¿Qué fue lo que más te gustó de tu viaje a Colombia? Tanto, el verde, los paisajes, las ciudades coloniales, la gente, la diversidad de la naturaleza y los climas que cambian de región a región, la historia, los ríos y valles, el mar, la presencia visible y reconocida de los pueblos y la cultura autóctona, las montañas, las tradiciones musicales, el arte, la fruta, la serenidad antes de la tormenta y la sensación de estar en un país, que aún no tiene una identidad bien definida y por eso un futuro tan lleno de sorpresas. Colombia es un libro que no tiene final, una historia inenarrable entre espontaneidad, delirio y caos.
Creo haber entendido más a Gabriel García Márquez visitando su país, su tierra que sin hacerlo. He percibido la lógica de sus textos en situaciones de vida real y después, he comprendido que Gabriel García Márquez representa el imposible espíritu de Colombia, como lo hace también Botero y en cierta medida Andrés, del restaurante Andrés carne de res y muchas de las personas que encontré en mi viaje. En Colombia, la realidad y el sueño se mezclan en algo inconfundiblemente nuevo, que se articula en una lógica multidimensional, que no está subordinada a una secuencia precisa ni a una causalidad vulgar. Desde una situación concreta todo es posible a nivel de diálogo y de continuidad. La sorpresa está siempre presente y lo inexplicable es intrínseco a la cotidianidad, de modo tal que nadie busca explicaciones, porque las explicaciones son una camisa de fuerza demasiado estrecha para contener el mundo que hay que explicar.

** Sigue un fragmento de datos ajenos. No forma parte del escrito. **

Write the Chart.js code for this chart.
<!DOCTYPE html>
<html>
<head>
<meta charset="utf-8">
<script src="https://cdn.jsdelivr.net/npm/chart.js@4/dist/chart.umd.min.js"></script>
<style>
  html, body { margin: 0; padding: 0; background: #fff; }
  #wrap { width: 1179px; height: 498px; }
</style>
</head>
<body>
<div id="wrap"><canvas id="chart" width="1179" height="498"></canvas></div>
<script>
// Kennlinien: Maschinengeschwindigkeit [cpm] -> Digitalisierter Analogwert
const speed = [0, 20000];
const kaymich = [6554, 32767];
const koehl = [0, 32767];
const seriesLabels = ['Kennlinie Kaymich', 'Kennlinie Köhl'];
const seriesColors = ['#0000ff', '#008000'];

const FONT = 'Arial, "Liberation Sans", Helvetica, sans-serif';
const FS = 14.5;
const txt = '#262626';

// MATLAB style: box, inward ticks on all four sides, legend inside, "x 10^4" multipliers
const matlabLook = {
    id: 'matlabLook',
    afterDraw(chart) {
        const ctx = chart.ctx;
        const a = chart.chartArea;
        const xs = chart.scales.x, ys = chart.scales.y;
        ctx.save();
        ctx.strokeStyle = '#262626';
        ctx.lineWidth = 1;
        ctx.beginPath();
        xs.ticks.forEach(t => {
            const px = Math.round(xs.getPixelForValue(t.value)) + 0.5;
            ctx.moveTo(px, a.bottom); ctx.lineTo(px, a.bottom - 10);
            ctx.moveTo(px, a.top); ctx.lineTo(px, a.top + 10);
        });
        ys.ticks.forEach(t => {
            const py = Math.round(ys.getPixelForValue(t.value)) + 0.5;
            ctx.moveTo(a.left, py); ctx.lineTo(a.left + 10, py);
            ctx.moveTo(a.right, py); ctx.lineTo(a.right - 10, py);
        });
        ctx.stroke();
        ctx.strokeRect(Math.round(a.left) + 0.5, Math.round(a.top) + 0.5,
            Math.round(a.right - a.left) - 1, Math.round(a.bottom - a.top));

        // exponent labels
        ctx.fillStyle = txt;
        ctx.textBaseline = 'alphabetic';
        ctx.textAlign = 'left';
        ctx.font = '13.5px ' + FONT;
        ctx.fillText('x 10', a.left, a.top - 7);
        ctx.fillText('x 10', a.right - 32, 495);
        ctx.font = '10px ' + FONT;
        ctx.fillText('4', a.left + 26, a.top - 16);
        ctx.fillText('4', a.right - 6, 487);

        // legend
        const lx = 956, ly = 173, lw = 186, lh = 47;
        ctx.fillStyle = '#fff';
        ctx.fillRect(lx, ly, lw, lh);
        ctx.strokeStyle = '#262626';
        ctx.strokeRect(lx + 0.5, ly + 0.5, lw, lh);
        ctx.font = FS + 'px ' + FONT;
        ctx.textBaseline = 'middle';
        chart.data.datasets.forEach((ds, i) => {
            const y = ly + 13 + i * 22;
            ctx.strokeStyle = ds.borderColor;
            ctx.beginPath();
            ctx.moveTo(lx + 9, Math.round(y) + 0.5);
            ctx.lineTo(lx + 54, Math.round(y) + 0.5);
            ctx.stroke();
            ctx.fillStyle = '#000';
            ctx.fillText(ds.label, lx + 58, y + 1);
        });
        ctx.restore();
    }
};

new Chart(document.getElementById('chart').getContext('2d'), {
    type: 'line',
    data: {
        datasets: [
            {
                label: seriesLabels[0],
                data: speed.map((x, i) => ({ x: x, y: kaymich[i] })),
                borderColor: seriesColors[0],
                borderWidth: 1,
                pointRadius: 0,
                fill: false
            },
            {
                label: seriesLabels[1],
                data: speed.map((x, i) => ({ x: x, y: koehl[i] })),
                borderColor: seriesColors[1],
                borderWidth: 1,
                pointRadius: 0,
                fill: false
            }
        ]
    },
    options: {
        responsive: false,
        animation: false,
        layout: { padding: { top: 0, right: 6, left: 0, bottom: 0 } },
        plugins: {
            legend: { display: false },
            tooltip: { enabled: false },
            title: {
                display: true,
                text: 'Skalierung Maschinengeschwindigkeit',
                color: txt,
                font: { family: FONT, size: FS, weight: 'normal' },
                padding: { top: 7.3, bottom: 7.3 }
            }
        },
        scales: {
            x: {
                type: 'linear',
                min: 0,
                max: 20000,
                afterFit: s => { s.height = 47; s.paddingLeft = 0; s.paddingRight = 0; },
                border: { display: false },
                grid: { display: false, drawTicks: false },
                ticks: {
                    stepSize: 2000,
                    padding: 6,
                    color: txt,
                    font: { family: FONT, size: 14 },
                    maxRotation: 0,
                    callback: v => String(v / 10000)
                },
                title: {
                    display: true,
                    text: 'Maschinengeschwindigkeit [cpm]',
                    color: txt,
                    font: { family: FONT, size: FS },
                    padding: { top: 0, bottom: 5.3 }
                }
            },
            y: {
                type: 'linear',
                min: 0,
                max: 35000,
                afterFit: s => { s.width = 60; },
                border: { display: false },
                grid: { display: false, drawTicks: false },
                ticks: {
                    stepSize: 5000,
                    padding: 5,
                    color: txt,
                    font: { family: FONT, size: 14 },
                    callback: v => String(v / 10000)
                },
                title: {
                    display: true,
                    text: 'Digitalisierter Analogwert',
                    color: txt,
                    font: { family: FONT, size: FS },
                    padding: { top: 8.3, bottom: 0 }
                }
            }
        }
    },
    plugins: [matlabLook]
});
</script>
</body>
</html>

Entrando a un mercado, uno no puede anticipar en detalles lo que encontrará o no encontrará y, en una cierta medida, al entrar se abre una puerta invisible al misterio y Colombia toda es un mercado sin límites, habitado por millones de personajes, donde cada uno tiene su historia y un rol completamente personal. Colombia es como un vallenato que se reinventa a sí mismo, donde la música de los instrumentos converge y diverge y la letra no es más que una excusa para cantar, reír y llorar. En Colombia se vive al borde del tiempo y del caos. Los matices son infinitos y el espectro de colores cambia constantemente y sin advertencia.
La capital de Colombia no es Bogotá, sino Macondo. Una cuidad invisible que se extiende por todo el territorio nacional, confundiendo sus límites con lo imaginario, mezclando lo concreto y lo real con lo mágico e irreal. Siempre pensé que Macondo era un sueño, pero me equivocaba, Macondo es una realidad ligeramente imaginaria, que está presente en todas partes y en cada rincón del país, porque el imposible sólo se puede describir con la imaginación. El país es un laberinto sin fin, como el espacio en el restaurante «Andrés carne de res», que es una metáfora de la realidad nacional.
Al aterrizar en el aeropuerto de Bogotá, El Dorado, se veían, desde el avión, montañas de ambos lados, un verde que más verde imposible. Las nubes atracadas a los valles y una ciudad que se abre y cierra como un abanico y en cada calle, miles de personas, que viven una vida suspendida en un tiempo que no tiene principio ni final. En Colombia no se vive, se muere lentamente a golpes de café, de sueños improbables, de sabores sin nombres y al ritmo de una música, que une en sus notas los ecos de cada suspiro, de cada lamento de amor. La trágica existencia en las calles de sus ciudades y pueblos se vuelve alegre y triste a la vez. La gente espera, camina tranquila sin buscar una razón, sin preguntarse un por qué y el único sentido de la vida es vivirla sin un mañana lejano y en un presente que se impone y es siempre aceptado. Uno se pierde en Colombia y no sé si se vuelve a encontrar.